WHEN will the day come in which when I open my eyes & awaken to a new day, that the thought (blissful & peaceful , yet NOT fully conscious) of Bruno, which is the first to greet me EACh morning, will be allowed to linger; STAY with me a second longer.

WHEN?
WHEN will I have a morning in which Bruno, and thoughts of him -beckoning my attention- will Not feel ‘forcefully-ripped’, ‘shattered-intentionally’, and pried away from me?

WHEN?
WHEN!

EACH morning, the same. My “Awareness”-and the way by which I arrive at that state, an awaken, is so immediate and forced. EACH morning it reveals itself to me by jolting me into ‘Reality’. And in that very instant I Remember that my (old) reality is no longer, and that Bruno is not with me.
(These are the times when ‘Reality BITES!’) How can it be that EACH morning it feels the same? So- unexpected and heavy, as though I’ve been punched in the gut.

It’s as though a cruel, sinister prankster, “Reality”, finds pleasure in tormenting me by watching me fall victim to the “groundhog day” effect. EACH morning, over, and over again.

“REAliTY!”- is currently a.k.a “my nemesis”, “bully”, “tormenter”…

“Reality.” -It rushes upon me, overwhelming my emotions and mind; StEALING the glimpse of Bruno which I yearn for (taking the happiness which accompanied that brief moment with it). I awaken feeling vandalized & disillusioned by my “Awareness” to my “Reality”.

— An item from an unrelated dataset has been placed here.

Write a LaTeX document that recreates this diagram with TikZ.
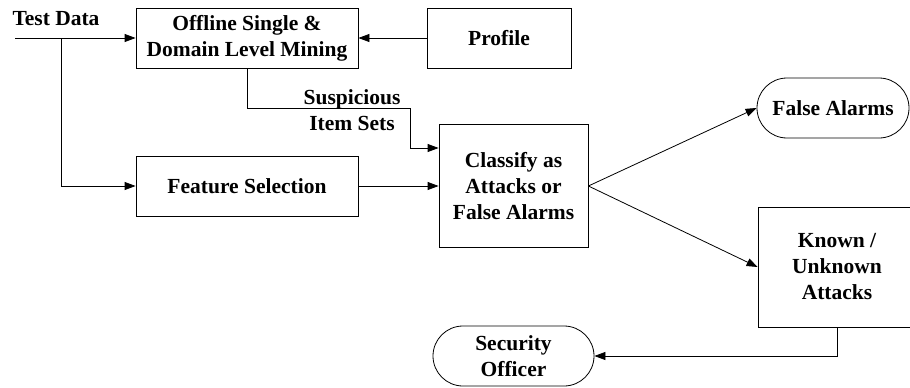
\documentclass[tikz,border=0pt]{standalone}
\usepackage{fontspec}
\setmainfont{Liberation Serif}
\usetikzlibrary{shapes.misc, arrows.meta, positioning}

\begin{document}
\begin{tikzpicture}[
    x=1pt, y=-1pt,
    font=\fontsize{21.5}{26}\selectfont\bfseries,
    box/.style={
        rectangle,
        draw=black,
        fill=white,
        line width=0.8pt,
        align=center,
        inner sep=0pt
    },
    terminal/.style={
        rounded rectangle,
        draw=black,
        fill=white,
        line width=0.8pt,
        align=center,
        inner sep=0pt,
        minimum height=60pt
    },
    arrow/.style={
        -{Triangle[length=11pt,width=8pt]},
        line width=0.8pt
    }
]

% frame of the picture
\useasboundingbox (0,0) rectangle (910,388);
\clip (0,0) rectangle (910,388);

% Input
\node (testdata) at (56,19) {Test Data};
\coordinate (tdstart) at (15,38);
\coordinate (tdsplit) at (61,38);

% Left column - mining and features
\node[box, minimum width=222pt, minimum height=60pt] (mining) at (247,38) {Offline Single \&\\Domain Level Mining};
\node[box, minimum width=144pt, minimum height=60pt] (profile) at (499,38) {Profile};
\node[box, minimum width=222pt, minimum height=60pt] (feature) at (247,186) {Feature Selection};

% Middle - classifier
\node[box, minimum width=149pt, minimum height=123pt] (classify) at (513.5,186) {Classify as\\Attacks or\\False Alarms};
\coordinate (suspbend) at (410,108);
\node[align=center] (susplabel) at (352,110) {Suspicious\\Item Sets};

% Right side - outcomes
\node[terminal, minimum width=152pt] (falsealarms) at (833,108) {False Alarms};
\node[box, minimum width=158pt, minimum height=120pt] (known) at (837,267) {Known /\\Unknown\\Attacks};
\node[terminal, minimum width=161pt] (officer) at (513.5,356) {Security\\Officer};

% Arrows
\draw[arrow] (tdstart) -- (mining.west);
\draw[arrow] (tdsplit) |- (feature.west);
\draw[arrow] (profile.west) -- (mining.east);
\draw[arrow] (mining.south) |- (suspbend) |- ([yshift=38pt]classify.west);
\draw[arrow] (feature.east) -- (classify.west);
\draw[arrow] (classify.east) -- (falsealarms.west);
\draw[arrow] (classify.east) -- (known.west);
\draw[arrow] (known.south) |- (officer.east);

\end{tikzpicture}
\end{document}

WHY can’t “REality” just give it a rest?!?!

JUST for ONE morning.
-ONE!

JUST for ONE morning, please ALLOW me the pleasure of remaining in that hazy, unaware state (in which I am transported back to the serene memory of our blessed, extraordinary, everyday life-what I call “HoME”. That sacred, secure, special place.)

JUST for ONE morning?
JUST for a Moment longer!

JUST for a Moment longer, can I peer back to times- times, NOT so long ago- when my life, my family, was the way I’ve always know it to be; the way I ALWAYS wanted it to be and remain.Unchanged. With Bruno…still here.

For JUST ONE Morning. JUST a Moment longer.